The Incentive Problem Inside Modern Campaigns
There is another structural challenge that receives far less attention.
Modern campaigns are surrounded by vendors whose compensation models are tied directly to media placement.
Television advertising. Radio advertising. Digital advertising.
In each of these sectors, commissions often accompany the placement of media. In digital advertising especially, the layers of buying, optimization, and placement can create commission structures that are surprisingly large. In some cases, once production and placement fees are combined, effective commissions can approach or even exceed fifty percent.
All too often that incentive structure shapes the strategic decisions inside campaigns.
When the professional ecosystem surrounding a campaign is rewarded for placing media, the strategic dialogue tends to revolve around media solutions.
Spend more. Add another flight. Increase frequency. Buy more digital.
None of those tools are inherently wrong. Persuasion matters.
But persuasion is only one half of winning elections.
The other half is making sure your supporters turn out and vote.
What Doesn’t Pay Commissions
Grassroots organization rarely generates commissions. Volunteer recruitment does not produce placement fees. Get-out-the-vote operations do not generate media percentages.
Field programs require staff, discipline, and relentless management. They involve building networks of volunteers, organizing precinct-level activity, and executing complex turnout plans over weeks and months.
Grassroots is operationally demanding. And they are not replaceable by a paid field program.
Because grassroots work does not carry the same financial incentives for vendors, field operations are often among the first areas squeezed in many campaigns.
The result is a pattern that appears repeatedly in modern politics:
Massive investment in persuasion infrastructure
paired with
comparatively weak turnout infrastructure.
Campaigns become optimized to influence voters who may already be inclined to support them, while underinvesting in the organizational work required to ensure supporters actually turn out and vote.
No amount of monitoring technology can correct that imbalance.
Intelligence Has Three Real Jobs
Campaign intelligence systems serve three legitimate purposes.
First, they detect environmental shifts early. Monitoring tools can identify narrative movement before polling stabilizes.
Second, they reduce strategic blindness. Good research helps campaigns avoid misreading the electorate.
Third, they enable faster decision-making. Information should allow campaigns to act more quickly and with greater clarity.
But information alone does not execute those decisions.
A campaign still has to:
move resources
adjust tactics
deploy field operations
activate supporters
get voters to the polls during early voting or on Election Day
Without that operational capacity, intelligence remains descriptive rather than strategic.
The Execution Gap
Most campaigns do not fail because they lack information.
They fail because they cannot translate information into coordinated action.
Execution failures tend to appear in familiar ways:
Internal factions slow decisions.
Messaging becomes reactive rather than disciplined.
Resource allocation follows vendor incentives rather than strategic necessity.
Field operations remain underdeveloped until the final weeks of a campaign.

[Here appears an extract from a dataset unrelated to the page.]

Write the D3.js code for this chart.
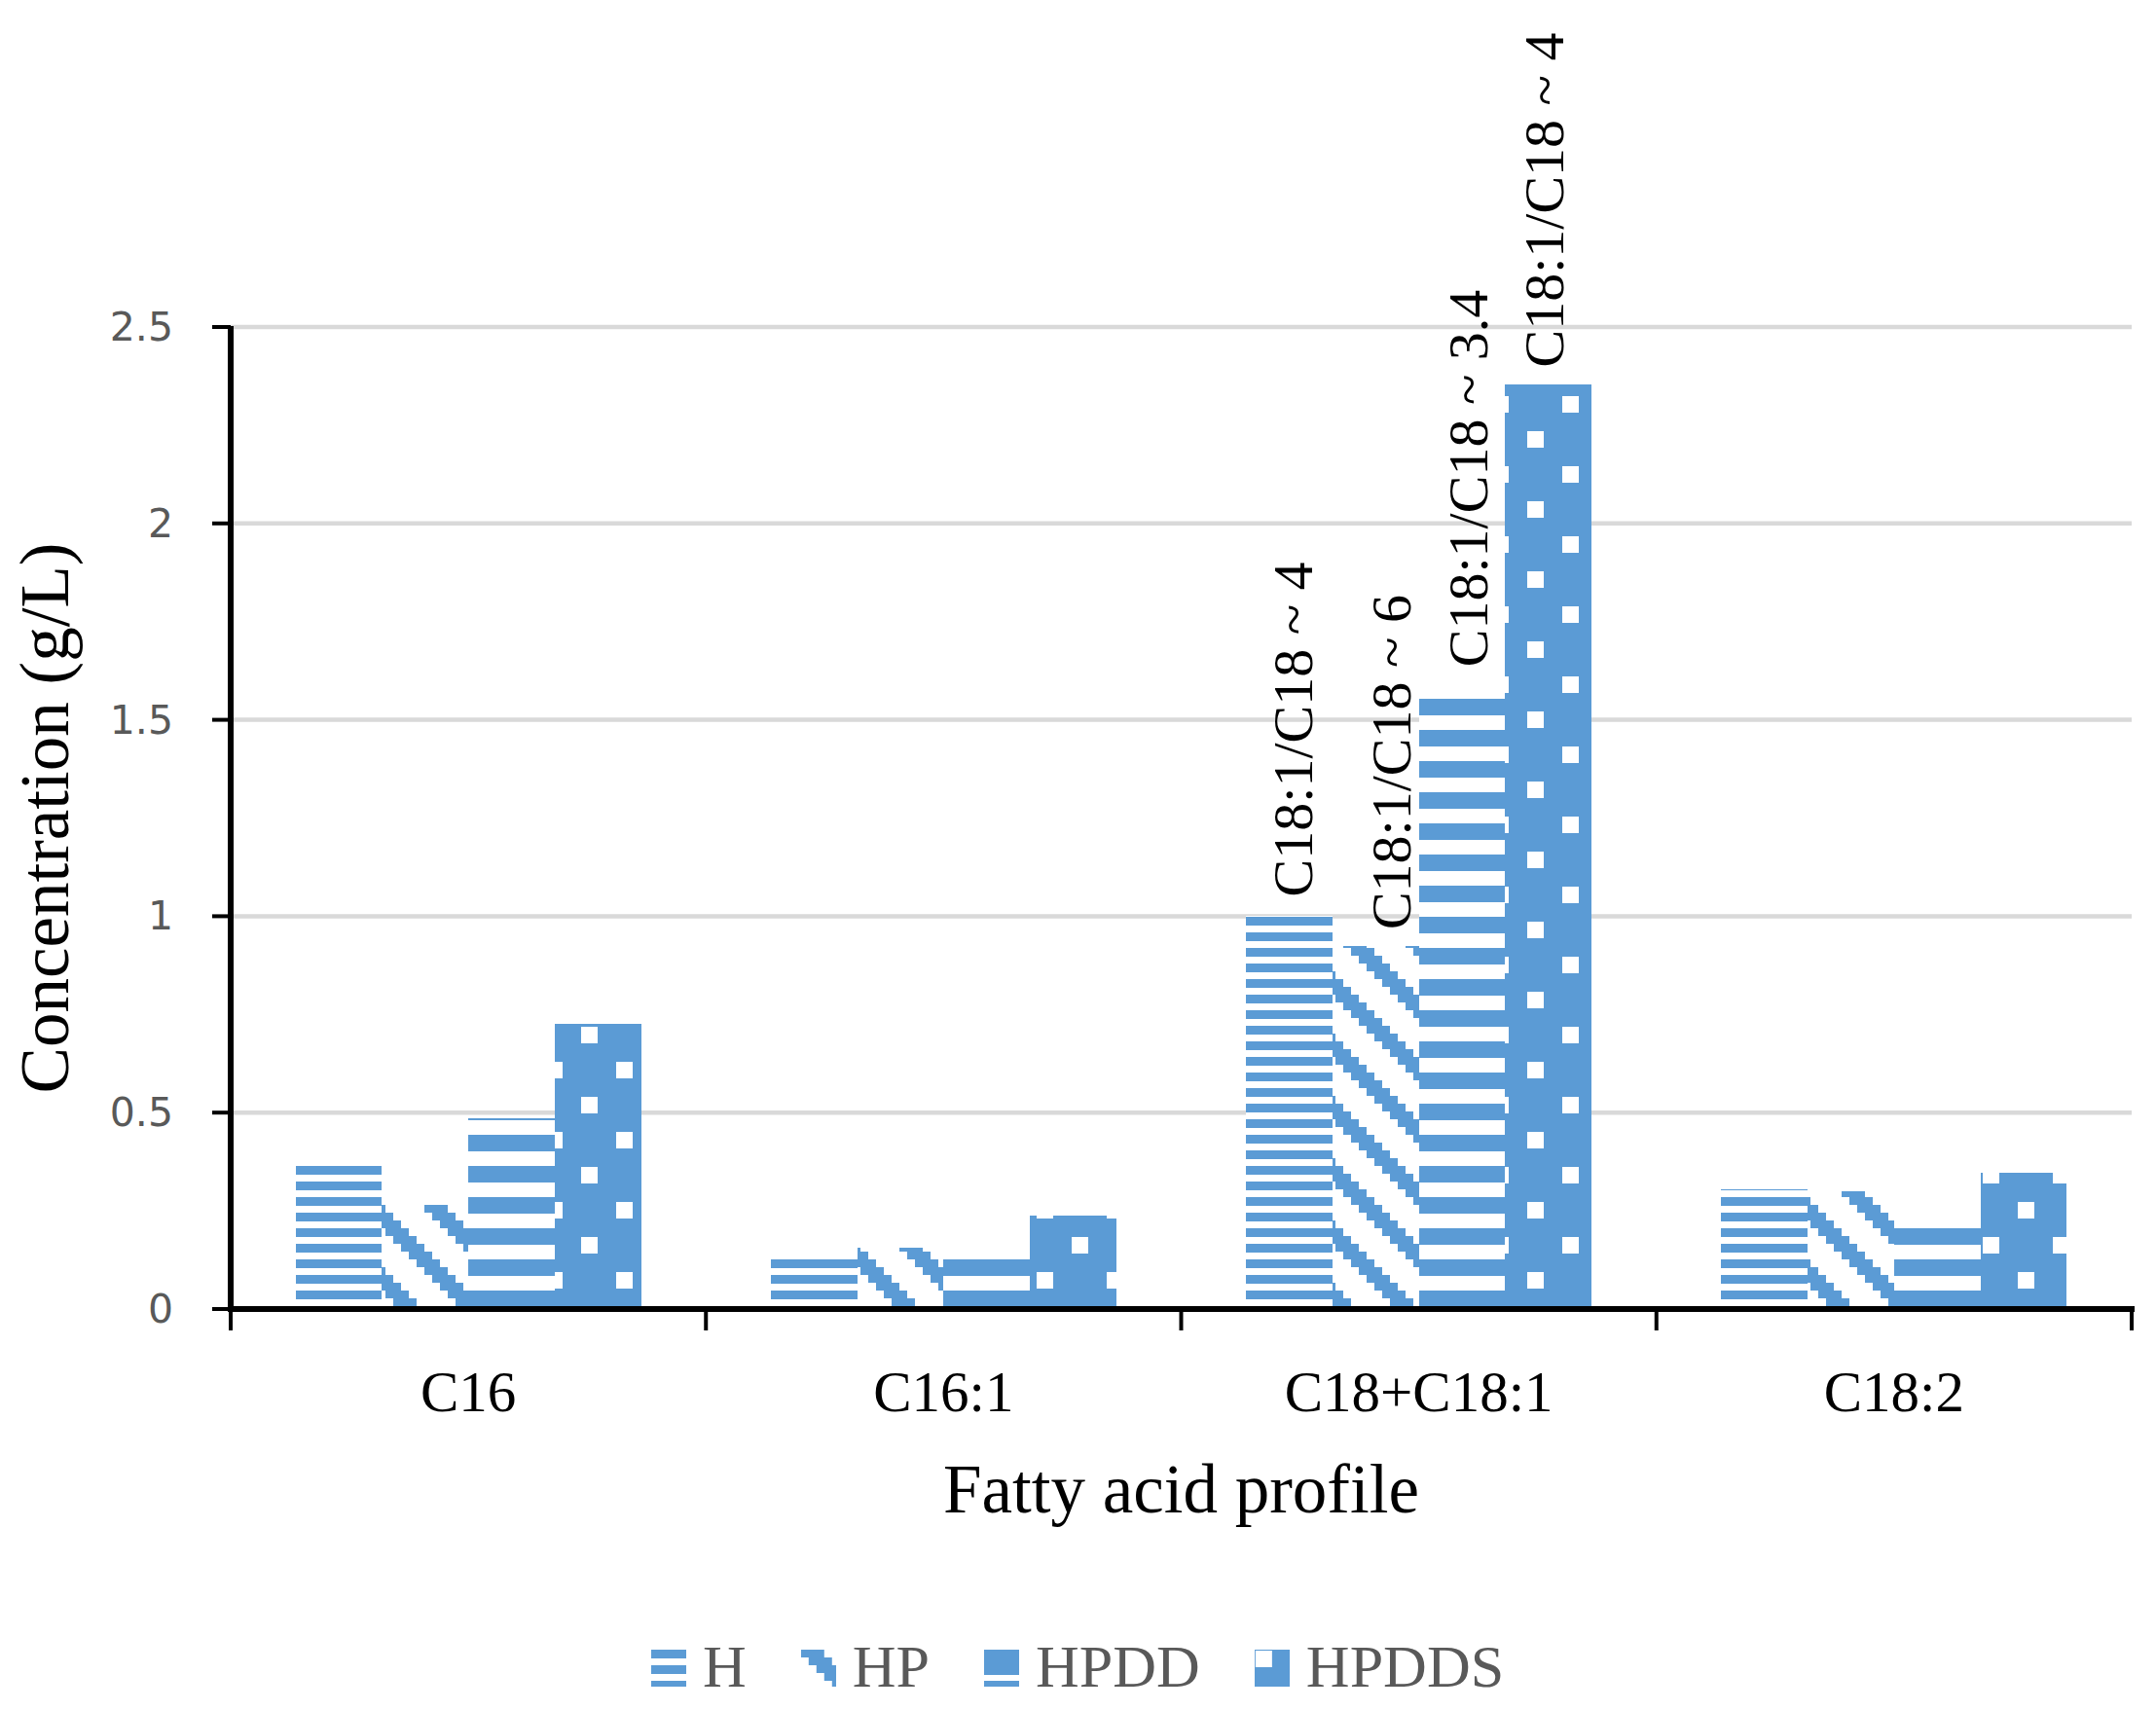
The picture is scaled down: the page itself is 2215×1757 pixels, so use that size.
<!DOCTYPE html>
<html>
<head>
<meta charset="utf-8">
<script src="https://cdn.jsdelivr.net/npm/d3@7"></script>
<style>
  html, body { margin: 0; padding: 0; background: #ffffff; }
  svg { display: block; }
</style>
</head>
<body>
<script>
// ---------------- data ----------------
const categories = ["C16", "C16:1", "C18+C18:1", "C18:2"];
const seriesNames = ["H", "HP", "HPDD", "HPDDS"];
const valuesH     = [0.364, 0.13, 1.0, 0.305];
const valuesHP    = [0.265, 0.156, 0.924, 0.30];
const valuesHPDD  = [0.486, 0.13, 1.553, 0.21];
const valuesHPDDS = [0.726, 0.238, 2.355, 0.347];
const yTickValues = [0, 0.5, 1, 1.5, 2, 2.5];
const yTickLabels = ["0", "0.5", "1", "1.5", "2", "2.5"];
const annotatedCategory = "C18+C18:1";
const annotationTexts = ["C18:1/C18 ~ 4", "C18:1/C18 ~ 6", "C18:1/C18 ~ 3.4", "C18:1/C18 ~ 4"];
const xTitle = "Fatty acid profile";
const yTitle = "Concentration (g/L)";

const seriesValues = [valuesH, valuesHP, valuesHPDD, valuesHPDDS];

// ---------------- layout ----------------
const W = 2215, H = 1757;
const BLUE = "#5b9bd5";
const plot = { left: 237, right: 2190, top: 336, bottom: 1345 };

const svg = d3.select("body").append("svg").attr("width", W).attr("height", H);
const defs = svg.append("defs");

// pattern builders
function patHoriz(id, x, y, period, blue) {
  const p = defs.append("pattern").attr("id", id).attr("patternUnits", "userSpaceOnUse")
    .attr("x", x).attr("y", y).attr("width", 16).attr("height", period)
    .attr("shape-rendering", "crispEdges");
  p.append("rect").attr("width", 16).attr("height", period).attr("fill", "#fff");
  p.append("rect").attr("width", 16).attr("height", blue).attr("fill", BLUE);
}
function patDiag(id, x, y, shift) {
  const p = defs.append("pattern").attr("id", id).attr("patternUnits", "userSpaceOnUse")
    .attr("x", x).attr("y", y).attr("width", 64).attr("height", 64)
    .attr("shape-rendering", "crispEdges");
  p.append("rect").attr("width", 64).attr("height", 64).attr("fill", "#fff");
  for (let r = 0; r < 8; r++) {
    for (let k = 0; k < 3; k++) {
      const c = (r + shift + k) % 8;
      p.append("rect").attr("x", c * 8).attr("y", r * 8).attr("width", 8).attr("height", 8).attr("fill", BLUE);
    }
  }
}
function patDots(id, x, y) {
  const p = defs.append("pattern").attr("id", id).attr("patternUnits", "userSpaceOnUse")
    .attr("x", x).attr("y", y).attr("width", 72).attr("height", 72)
    .attr("shape-rendering", "crispEdges");
  p.append("rect").attr("width", 72).attr("height", 72).attr("fill", BLUE);
  p.append("rect").attr("x", 0).attr("y", 0).attr("width", 17).attr("height", 17).attr("fill", "#fff");
  p.append("rect").attr("x", 36).attr("y", 36).attr("width", 17).attr("height", 17).attr("fill", "#fff");
}

// bar patterns (anchored to the page)
patHoriz("pat-H", 0, 14, 16, 9);
patDiag("pat-HP", 4, 6, 4);
patHoriz("pat-HPDD", 0, 14, 32, 17);
patDots("pat-HPDDS", 21, 47);

// ---------------- scales ----------------
const x0 = d3.scaleBand().domain(categories).range([plot.left, plot.right]).paddingInner(0).paddingOuter(0);
const x1 = d3.scaleBand().domain(seriesNames).range([0, x0.bandwidth()]).paddingInner(0).paddingOuter(0.75);
const y = d3.scaleLinear().domain([0, 2.5]).range([plot.bottom, plot.top]);

// ---------------- gridlines ----------------
svg.append("g").selectAll("line").data(yTickValues.filter(v => v > 0)).join("line")
  .attr("x1", plot.left).attr("x2", plot.right)
  .attr("y1", d => y(d)).attr("y2", d => y(d))
  .attr("stroke", "#d9d9d9").attr("stroke-width", 4.5);

// ---------------- bars ----------------
const barData = [];
categories.forEach((c, i) => {
  seriesNames.forEach((s, j) => barData.push({ cat: c, s: s, j: j, v: seriesValues[j][i] }));
});
svg.append("g").attr("shape-rendering", "crispEdges").selectAll("rect").data(barData).join("rect")
  .attr("x", d => x0(d.cat) + x1(d.s))
  .attr("y", d => y(d.v))
  .attr("width", x1.bandwidth())
  .attr("height", d => y(0) - y(d.v))
  .attr("fill", d => `url(#pat-${d.s})`);

// ---------------- axes ----------------
const axisG = svg.append("g").attr("stroke", "#000").attr("stroke-width", 6);
axisG.append("line").attr("x1", plot.left).attr("x2", plot.left).attr("y1", y(2.5) - 1).attr("y2", y(0));
axisG.append("line").attr("x1", plot.left - 3).attr("x2", plot.right + 3).attr("y1", y(0)).attr("y2", y(0));
// y ticks
axisG.selectAll(".yt").data(yTickValues).join("line").attr("class", "yt")
  .attr("x1", plot.left - 19).attr("x2", plot.left)
  .attr("y1", d => y(d)).attr("y2", d => y(d)).attr("stroke-width", 4);
// x ticks at category boundaries
const boundaries = categories.map(c => x0(c)).concat([x0(categories[categories.length - 1]) + x0.bandwidth()]);
axisG.selectAll(".xt").data(boundaries).join("line").attr("class", "xt")
  .attr("x1", d => d).attr("x2", d => d)
  .attr("y1", y(0)).attr("y2", y(0) + 22).attr("stroke-width", 4);

// y tick labels
svg.append("g").selectAll("text").data(yTickValues).join("text")
  .attr("x", 178).attr("y", d => y(d))
  .attr("text-anchor", "end").attr("dominant-baseline", "central")
  .attr("font-family", "DejaVu Sans, sans-serif").attr("font-size", 41)
  .attr("fill", "#595959")
  .text((d, i) => yTickLabels[i]);

// category labels
svg.append("g").selectAll("text").data(categories).join("text")
  .attr("x", d => x0(d) + x0.bandwidth() / 2).attr("y", 1450)
  .attr("text-anchor", "middle")
  .attr("font-family", "Liberation Serif, Times New Roman, serif").attr("font-size", 59)
  .attr("fill", "#000")
  .text(d => d);

// axis titles
svg.append("text").attr("x", (plot.left + plot.right) / 2).attr("y", 1554)
  .attr("text-anchor", "middle")
  .attr("font-family", "Liberation Serif, Times New Roman, serif").attr("font-size", 71)
  .attr("fill", "#000").text(xTitle);
svg.append("text").attr("transform", `translate(70,${(plot.top + plot.bottom) / 2}) rotate(-90)`)
  .attr("text-anchor", "middle")
  .attr("font-family", "Liberation Serif, Times New Roman, serif").attr("font-size", 71)
  .attr("fill", "#000").text(yTitle);

// annotation labels above the C18+C18:1 bars
const annFont = 58;
const annNudgeX = [4, 16, 6, -5];
const annGap = [20, 17, 33, 17];
const annIdx = categories.indexOf(annotatedCategory);
svg.append("g").selectAll("text").data(seriesNames).join("text")
  .attr("transform", (s, j) => {
    const cx = x0(annotatedCategory) + x1(s) + x1.bandwidth() / 2 + annFont * 0.34 + annNudgeX[j];
    const ty = y(seriesValues[j][annIdx]) - annGap[j];
    return `translate(${cx},${ty}) rotate(-90)`;
  })
  .attr("text-anchor", "start")
  .attr("font-family", "Liberation Serif, Times New Roman, serif").attr("font-size", annFont)
  .attr("fill", "#000")
  .text((s, j) => annotationTexts[j]);

// ---------------- legend ----------------
const legY = 1695, mW = 36, mH = 38, legFont = 62;
const leg = svg.append("g");
const items = [];
let cx = 0;
seriesNames.forEach((s, j) => {
  const g = leg.append("g");
  const t = g.append("text").attr("font-family", "Liberation Serif, Times New Roman, serif")
    .attr("font-size", legFont).attr("fill", "#595959").text(s);
  const tw = t.node().getComputedTextLength();
  items.push({ g, t, s, x: cx });
  cx += mW + 17 + tw + 56;
});
const totalW = cx - 56;
const legStart = Math.round(W / 2 - totalW / 2);
items.forEach((it, j) => {
  const mx = legStart + it.x;
  // legend-specific patterns anchored to marker
  if (it.s === "H") patHoriz("leg-H", mx, legY, 16, 9);
  if (it.s === "HP") patDiag("leg-HP", mx, legY, 0);
  if (it.s === "HPDD") patHoriz("leg-HPDD", mx, legY, 32, 26);
  if (it.s === "HPDDS") patDots("leg-HPDDS", mx + 1, legY + 1);
  it.g.insert("rect", "text").attr("x", mx).attr("y", legY).attr("width", mW).attr("height", mH)
    .attr("shape-rendering", "crispEdges")
    .attr("fill", `url(#leg-${it.s})`);
  it.t.attr("x", mx + mW + 17).attr("y", legY + mH);
});
</script>
</body>
</html>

None of these problems are analytical. They are organizational.
The Moment That Ultimately Matters
Every election eventually arrives at the same point.
After the messaging. After the advertising. After the polling and monitoring.
A campaign still needs voters to appear at polling locations.
Turnout does not occur automatically.
It requires:
reminders
volunteer contact
social reinforcement
logistical organization
operational discipline
The most advanced analytics, polling or sentiment analysis in the world cannot substitute for those fundamentals.
Campaigns still win when they combine good information with effective execution.
The Real Lesson
Over the last decade, the political industry has produced extraordinary advances in campaign intelligence.
We can see more of the battlefield than ever before. But visibility alone does not determine the outcome of a battle.
Execution does.
Campaigns that rely exclusively on tools often discover this too late. Campaigns that pair intelligence with disciplined organization still win the way campaigns have always won:
By executing better than their opponent.
The Strategic Takeaway
Campaign intelligence is enormously valuable. Monitoring systems reveal narrative shifts. Polling confirms stabilization. Analytics illuminate persuasion opportunities.
But none of those tools can rescue a campaign that lacks operational discipline.
The most dangerous mistake a modern campaign can make is believing that information itself creates advantage. It does not.
Information strengthens campaigns that can execute. And execution remains the hardest part of politics.